Sauce Labs Maintenance Windows for Sauce Labs
Customers may experience intermittent errors during automated browser and virtual mobile device tests in our US-West-1 datacenter. We are closely monitoring and investigating the affected services.
2022-December-16 Resolved Service Incident 2
Incident Report for Sauce Labs
Postmortem

Dates:

Friday December 16th 2022, 20:51 - 21:31 UTC

What happened:

All tests waiting to be assigned to a virtual device during the incident were marked as failed. The error rate was ~70-80%, but primarily impacted customers requesting specific test devices.

Why it happened:

Demand for macOS increased to a point where it passed what was available. As this happened, new tests began to queue up which triggered the clearing of the new jobs queue resulting in all of the tests waiting in this queue being marked as failed. While the underlying issue was with macOS and iOS capacity it impacted all test types as the new test queue (which is shared) was backed up.

How we fixed it:

Clearing new tests queue restored the system from starvation; no additional action is usually required.
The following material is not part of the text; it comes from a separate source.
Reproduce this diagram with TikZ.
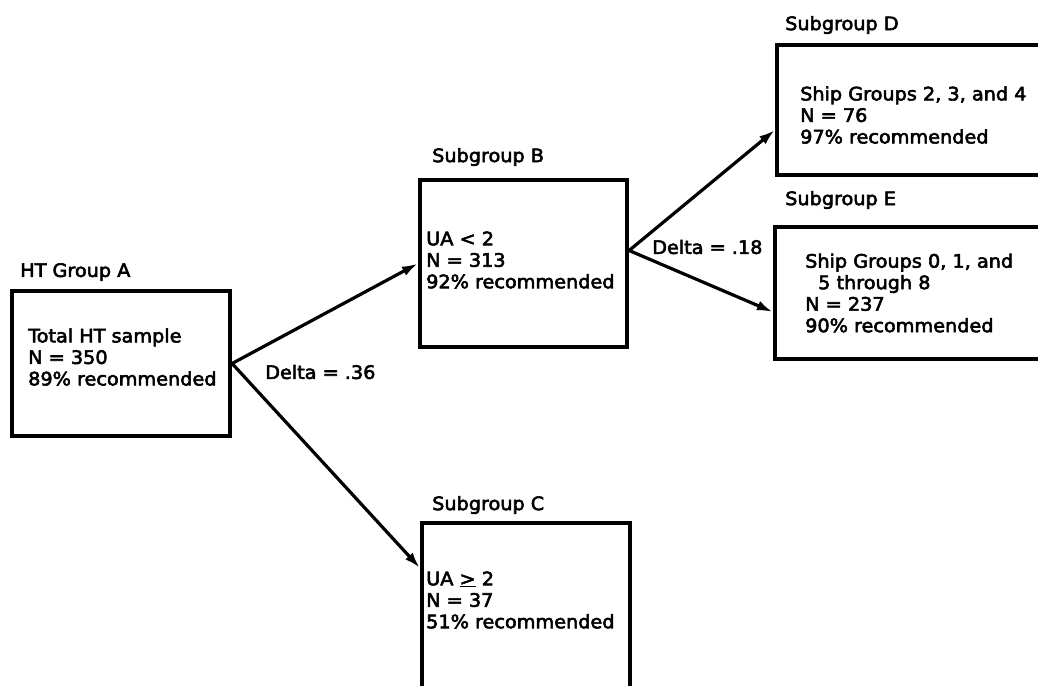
\documentclass[tikz,border=0pt]{standalone}
\usepackage{fontspec}
\setmainfont[FakeStretch=1.04,FakeBold=3]{DejaVu Sans}
\usetikzlibrary{arrows.meta}
\begin{document}
\begin{tikzpicture}[x=1pt,y=-1pt,
  every node/.style={font=\fontsize{18.5}{21.5}\selectfont, inner sep=0pt},
  groupbox/.style={draw, line width=4.2pt, rectangle},
  boxtext/.style={anchor=west, align=left},
  title/.style={anchor=west},
  link/.style={line width=3.2pt, -{Latex[length=16pt,width=10pt]}}]
\clip (0,0) rectangle (1038,685);
\fill[white] (0,0) rectangle (1038,685);

% group boxes
\node[groupbox, minimum width=218pt, minimum height=145pt] (A) at (121,363.5) {};
\node[groupbox, minimum width=207pt, minimum height=167pt] (B) at (523.5,263.5) {};
\node[groupbox, minimum width=208pt, minimum height=170pt] (C) at (526,608) {};
\node[groupbox, minimum width=280pt, minimum height=130pt] (D) at (917,110) {};
\node[groupbox, minimum width=280pt, minimum height=132pt] (E) at (915,293) {};

% box titles
\node[title] (tA) at (20,272) {HT Group A};
\node[title] (tB) at (432,157) {Subgroup B};
\node[title] (tC) at (432,505) {Subgroup C};
\node[title] (tD) at (785,25) {Subgroup D};
\node[title] (tE) at (785,200) {Subgroup E};

% box contents
\node[boxtext] (xA) at (28,357) {Total HT sample\\N = 350\\89\% recommended};
\node[boxtext] (xB) at (426,260) {UA < 2\\N = 313\\92\% recommended};
\node[boxtext] (xC) at (426,600) {UA \underline{>} 2\\N = 37\\51\% recommended};
\node[boxtext] (xD) at (800,115) {Ship Groups 2, 3, and 4\\N = 76\\97\% recommended};
\node[boxtext] (xE) at (805,293) {Ship Groups 0, 1, and\\\hspace*{13pt}5 through 8\\N = 237\\90\% recommended};

% splits
\draw[link] (A.east) -- (B.west);
\draw[link] (A.east) -- ([yshift=-47pt]C.north west);
\draw[link] ([yshift=13pt]B.east) -- ([yshift=-20pt]D.west);
\draw[link] ([yshift=13pt]B.east) -- ([yshift=-19pt]E.west);

% split criteria
\node[title] (dA) at (265,372) {Delta = .36};
\node[title] (dB) at (652,247) {Delta = .18};
\end{tikzpicture}
\end{document}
In some cases, even after removing the new tests queue, the starvation comes back, and another clearing is performed.

What we are doing to prevent it from happening again:

We are looking at ways to increase our capacity specifically for macOS and iOS. We are also looking into ways that jobs can be cleared from queues by image name or platform, rather than clear the whole queue.

Posted Jan 24, 2023 - 10:06 UTC

Resolved
Between 20:53 UTC and 21:14 UTC we experienced a spike in job errors on our Virtual Device cloud in our US West Data Center. All services are fully operational.
Posted Dec 16, 2022 - 23:46 UTC